Unlike the West, China will not try to deal with its domestic Jihadi problems by its sending of armies to the Middle East. From a Chinese viewpoint their policies of domestic Uyghur suppression have come at a much lower cost in life and money than what they see as the West’s wasteful adventurism in Iraq, Syria and Afghanistan. Curiously in spite of its failures in dealing with global Jihad the West speaks to China with undiminished moral certainty.
At the 41st session of the United Nations Human Rights Council [UNHRC] in June 2019, twenty-two countries wrote a letter of protest regarding China’s treatment of the Uyghurs. The ’22-Letter’ noted, ‘credible reports of arbitrary detention in large scale places of detention.’ Surely the twenty-two protesting countries included Muslim nations in support of their co-religionists? Actually, no; not a single member of the OIC [Organisation of Islamic Co-operation] signed the letter. With the exception of Japan, all the signatories of the letter were white, Christian countries.
Not only did the Muslim nations fail to support the Uyghurs but twenty-one Muslim countries co-signed a counter-letter which complained about the ‘22-letter’ for its politicisation of human rights issues. The counter-letter, which won the support of 50 nations in total, astonishingly went on to praise China’s remarkable achievements in ‘protecting and promoting human rights through development.’ Signatories included the big five Middle Eastern countries Iran, Saudi Arabia, Iraq, Egypt and Turkey; unlikely bedfellows indeed.
Not only have Muslim countries supported Xi’s hard-line anti-Muslim approach but they have co-operated in the forced return of Uyghur asylum seekers.

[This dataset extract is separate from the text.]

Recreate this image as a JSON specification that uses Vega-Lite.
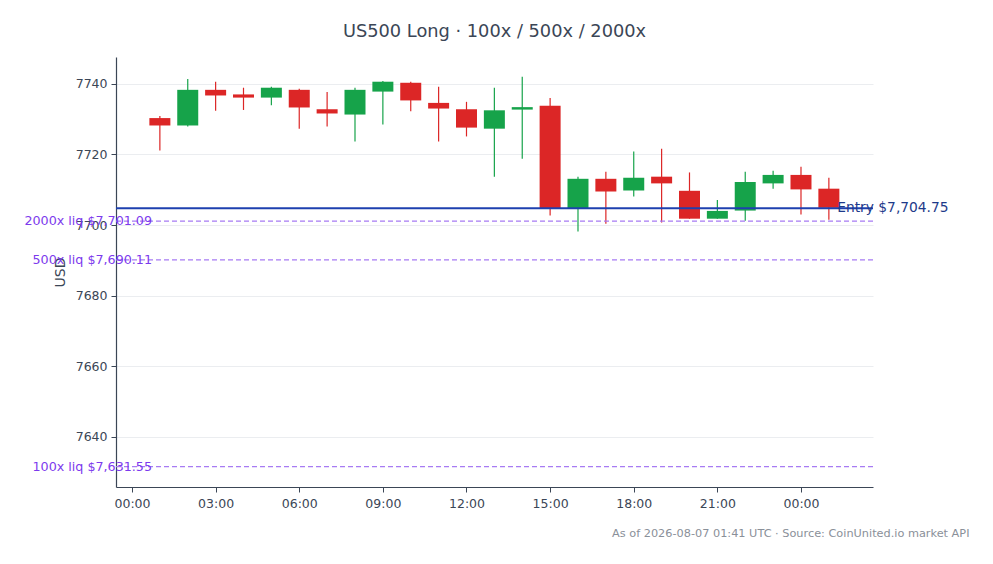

What is evident from this episode is that the West, in preaching its moral superiority, is out of sync with most nations’ belief that in geopolitics, the moral judgement of other countries should be parked at home. Unlike the West’s supposedly ‘moral’ anti-Jihadist strategy of blitzing the Middle East in order to democratize it, Xi Jinping’s supposedly ‘immoral’ domestic anti-Jihadist strategy appears to have worked.

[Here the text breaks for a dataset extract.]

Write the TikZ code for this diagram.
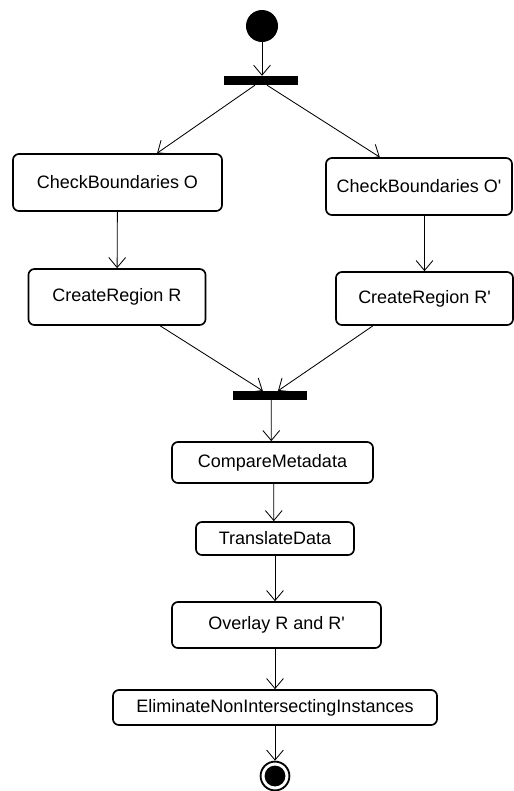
\documentclass[tikz,border=0pt]{standalone}
\usepackage{fontspec}
\newfontfamily\diagfont{Liberation Sans}
\usetikzlibrary{arrows.meta}
\begin{document}
\begin{tikzpicture}[x=0.025cm, y=-0.025cm]
%define

\tikzstyle{state} = [rectangle, rounded corners=0.15cm, text centered, draw=black, line width=1.2pt, font=\diagfont\fontsize{12.8}{15}\selectfont]
\tikzstyle{bar} = [rectangle, fill=black, minimum width=1.85cm, minimum height=0.22cm, inner sep=0pt]
\tikzstyle{arrow} = [-{Straight Barb[length=0.25cm, width=0.42cm]}, line width=0.6pt]

\useasboundingbox (0,0) rectangle (514,791);

%start, fork and join
\node[circle, fill=black, minimum size=0.8cm, inner sep=0pt](state_Start) at (262,26){};
\node[bar](state_Fork) at (261,80.5){};
\node[bar](state_Join) at (270,395.5){};

%boxes
\node[state, minimum width=5.225cm, minimum height=1.425cm](state_CheckO) at (117.5,182.5){CheckBoundaries O};
\node[state, minimum width=4.65cm, minimum height=1.425cm](state_CheckO2) at (419,186.5){CheckBoundaries O'};
\node[state, minimum width=4.425cm, minimum height=1.4cm](state_RegionR) at (117,297){CreateRegion R};
\node[state, minimum width=4.425cm, minimum height=1.325cm](state_RegionR2) at (424.5,298.5){CreateRegion R'};
\node[state, minimum width=5.025cm, minimum height=1.025cm](state_Compare) at (272.5,462.5){CompareMetadata};
\node[state, minimum width=3.95cm, minimum height=0.825cm](state_Translate) at (275,538.5){TranslateData};
\node[state, minimum width=5.225cm, minimum height=1.15cm](state_Overlay) at (276.5,625){Overlay R and R'};
\node[state, minimum width=8.1cm, minimum height=0.875cm](state_Eliminate) at (275,707.5){EliminateNonIntersectingInstances};

%end
\node[circle, draw=black, line width=1.3pt, minimum size=0.72cm, inner sep=0pt](state_End) at (275,776){};
\fill (state_End.center) circle (0.26cm);

%line

\draw[arrow](state_Start)--(state_Start |- state_Fork.north); %Start->Fork
\draw[arrow]([xshift=-0.15cm]state_Fork.south)--([xshift=0.99cm]state_CheckO.north); %Fork->CheckO
\draw[arrow]([xshift=0.15cm]state_Fork.south)--([xshift=-0.98cm]state_CheckO2.north); %Fork->CheckO'
\draw[arrow](state_CheckO)--(state_RegionR); %CheckO->RegionR
\draw[arrow](state_CheckO2.south -| state_RegionR2.north)--(state_RegionR2.north); %CheckO'->RegionR'
\draw[arrow]([xshift=1.08cm]state_RegionR.south)--([xshift=-0.18cm]state_Join.north); %RegionR->Join
\draw[arrow]([xshift=-1.29cm]state_RegionR2.south)--([xshift=0.2cm]state_Join.north); %RegionR'->Join
\draw[arrow]([xshift=0.03cm]state_Join.south)--([xshift=-0.03cm]state_Compare.north); %Join->Compare
\draw[arrow]([xshift=0.03cm]state_Compare.south)--([xshift=-0.03cm]state_Translate.north); %Compare->Translate
\draw[arrow](state_Translate.south)--(state_Translate.south |- state_Overlay.north); %Translate->Overlay
\draw[arrow](state_Overlay.south -| state_Eliminate.north)--(state_Eliminate.north); %Overlay->Eliminate
\draw[arrow](state_Eliminate)--(state_End); %Eliminate->End

\end{tikzpicture}
\end{document}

Meanwhile the West is left with the legacy issues of its military interventions. In 2016 China took just 26 Syrian asylum seekers and had only nine registered refugees. For China Syrian refugees are not their problem. Reflecting the view of the Chinese government, the former Chinese ambassador to Egypt and Saudi Arabia wrote in the People’s Daily that it was the West’s democratization policies that were the cause of the refugee crisis in Syria. It is hard not to agree with this analysis.
Over the past two decades, at great cost and questionable success, military adventurism in the Middle East has undermined the West’s social stability and economic dynamism. Furthermore, the seeds of future anti-Western Islamic terrorism have been planted at home and in the Middle East.
In Iraq, Syria and Afghanistan, as well as much of the Muslim world, the West has lost influence and popularity. By contrast China, in its suppression of the Uyghurs, has won plaudits and friends amongst Muslim countries. China has thereby simply shrugged off the West’s moral opprobrium. To add insult to injury, as a fragile peace develops in the Middle East it is China that is picking up the economic benefits; meanwhile the West is left with the bills.